• _Task to carry out_
Give every line below again, exactly.

•••••

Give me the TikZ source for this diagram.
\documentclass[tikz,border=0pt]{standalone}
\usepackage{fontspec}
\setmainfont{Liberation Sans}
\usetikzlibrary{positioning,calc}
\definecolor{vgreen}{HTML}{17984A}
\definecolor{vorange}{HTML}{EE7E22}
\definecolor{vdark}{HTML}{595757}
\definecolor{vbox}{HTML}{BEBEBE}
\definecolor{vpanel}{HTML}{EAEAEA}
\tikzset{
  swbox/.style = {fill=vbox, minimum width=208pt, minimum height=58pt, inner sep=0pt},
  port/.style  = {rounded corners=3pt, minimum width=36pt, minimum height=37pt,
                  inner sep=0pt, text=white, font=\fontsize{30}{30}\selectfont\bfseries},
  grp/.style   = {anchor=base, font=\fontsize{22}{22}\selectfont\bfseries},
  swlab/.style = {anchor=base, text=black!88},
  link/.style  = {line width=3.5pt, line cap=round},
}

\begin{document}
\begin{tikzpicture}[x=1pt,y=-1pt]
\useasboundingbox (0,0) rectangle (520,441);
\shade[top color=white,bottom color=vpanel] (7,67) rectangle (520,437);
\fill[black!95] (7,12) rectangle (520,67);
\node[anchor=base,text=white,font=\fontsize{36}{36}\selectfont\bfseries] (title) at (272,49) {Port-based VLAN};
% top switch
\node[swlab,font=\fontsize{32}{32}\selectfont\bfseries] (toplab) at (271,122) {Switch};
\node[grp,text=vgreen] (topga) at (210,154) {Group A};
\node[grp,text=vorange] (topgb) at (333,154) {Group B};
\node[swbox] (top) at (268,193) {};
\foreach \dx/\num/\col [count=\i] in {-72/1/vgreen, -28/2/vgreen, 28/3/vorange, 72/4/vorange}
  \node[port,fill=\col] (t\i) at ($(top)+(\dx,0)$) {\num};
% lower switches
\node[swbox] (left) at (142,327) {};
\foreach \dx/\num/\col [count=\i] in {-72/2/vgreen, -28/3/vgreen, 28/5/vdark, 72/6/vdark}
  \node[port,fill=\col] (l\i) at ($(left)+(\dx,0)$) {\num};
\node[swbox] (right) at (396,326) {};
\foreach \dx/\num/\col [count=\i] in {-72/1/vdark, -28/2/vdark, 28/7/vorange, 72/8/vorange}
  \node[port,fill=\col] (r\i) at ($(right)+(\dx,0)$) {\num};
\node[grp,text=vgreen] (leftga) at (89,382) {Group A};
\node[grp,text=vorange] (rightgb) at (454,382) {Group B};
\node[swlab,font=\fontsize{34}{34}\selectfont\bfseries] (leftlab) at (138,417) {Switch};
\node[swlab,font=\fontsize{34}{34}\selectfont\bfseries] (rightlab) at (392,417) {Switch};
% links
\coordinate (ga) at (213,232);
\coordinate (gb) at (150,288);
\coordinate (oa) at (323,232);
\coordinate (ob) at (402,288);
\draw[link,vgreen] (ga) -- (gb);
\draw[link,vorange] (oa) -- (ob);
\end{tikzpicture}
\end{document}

•••••

• _Response to the task_
Give me the TikZ source for this diagram.
\documentclass[tikz,border=0pt]{standalone}
\usepackage{fontspec}
\setmainfont{Liberation Sans}
\usetikzlibrary{positioning,calc}
\definecolor{vgreen}{HTML}{17984A}
\definecolor{vorange}{HTML}{EE7E22}
\definecolor{vdark}{HTML}{595757}
\definecolor{vbox}{HTML}{BEBEBE}
\definecolor{vpanel}{HTML}{EAEAEA}
\tikzset{
  swbox/.style = {fill=vbox, minimum width=208pt, minimum height=58pt, inner sep=0pt},
  port/.style  = {rounded corners=3pt, minimum width=36pt, minimum height=37pt,
                  inner sep=0pt, text=white, font=\fontsize{30}{30}\selectfont\bfseries},
  grp/.style   = {anchor=base, font=\fontsize{22}{22}\selectfont\bfseries},
  swlab/.style = {anchor=base, text=black!88},
  link/.style  = {line width=3.5pt, line cap=round},
}

\begin{document}
\begin{tikzpicture}[x=1pt,y=-1pt]
\useasboundingbox (0,0) rectangle (520,441);
\shade[top color=white,bottom color=vpanel] (7,67) rectangle (520,437);
\fill[black!95] (7,12) rectangle (520,67);
\node[anchor=base,text=white,font=\fontsize{36}{36}\selectfont\bfseries] (title) at (272,49) {Port-based VLAN};
% top switch
\node[swlab,font=\fontsize{32}{32}\selectfont\bfseries] (toplab) at (271,122) {Switch};
\node[grp,text=vgreen] (topga) at (210,154) {Group A};
\node[grp,text=vorange] (topgb) at (333,154) {Group B};
\node[swbox] (top) at (268,193) {};
\foreach \dx/\num/\col [count=\i] in {-72/1/vgreen, -28/2/vgreen, 28/3/vorange, 72/4/vorange}
  \node[port,fill=\col] (t\i) at ($(top)+(\dx,0)$) {\num};
% lower switches
\node[swbox] (left) at (142,327) {};
\foreach \dx/\num/\col [count=\i] in {-72/2/vgreen, -28/3/vgreen, 28/5/vdark, 72/6/vdark}
  \node[port,fill=\col] (l\i) at ($(left)+(\dx,0)$) {\num};
\node[swbox] (right) at (396,326) {};
\foreach \dx/\num/\col [count=\i] in {-72/1/vdark, -28/2/vdark, 28/7/vorange, 72/8/vorange}
  \node[port,fill=\col] (r\i) at ($(right)+(\dx,0)$) {\num};
\node[grp,text=vgreen] (leftga) at (89,382) {Group A};
\node[grp,text=vorange] (rightgb) at (454,382) {Group B};
\node[swlab,font=\fontsize{34}{34}\selectfont\bfseries] (leftlab) at (138,417) {Switch};
\node[swlab,font=\fontsize{34}{34}\selectfont\bfseries] (rightlab) at (392,417) {Switch};
% links
\coordinate (ga) at (213,232);
\coordinate (gb) at (150,288);
\coordinate (oa) at (323,232);
\coordinate (ob) at (402,288);
\draw[link,vgreen] (ga) -- (gb);
\draw[link,vorange] (oa) -- (ob);
\end{tikzpicture}
\end{document}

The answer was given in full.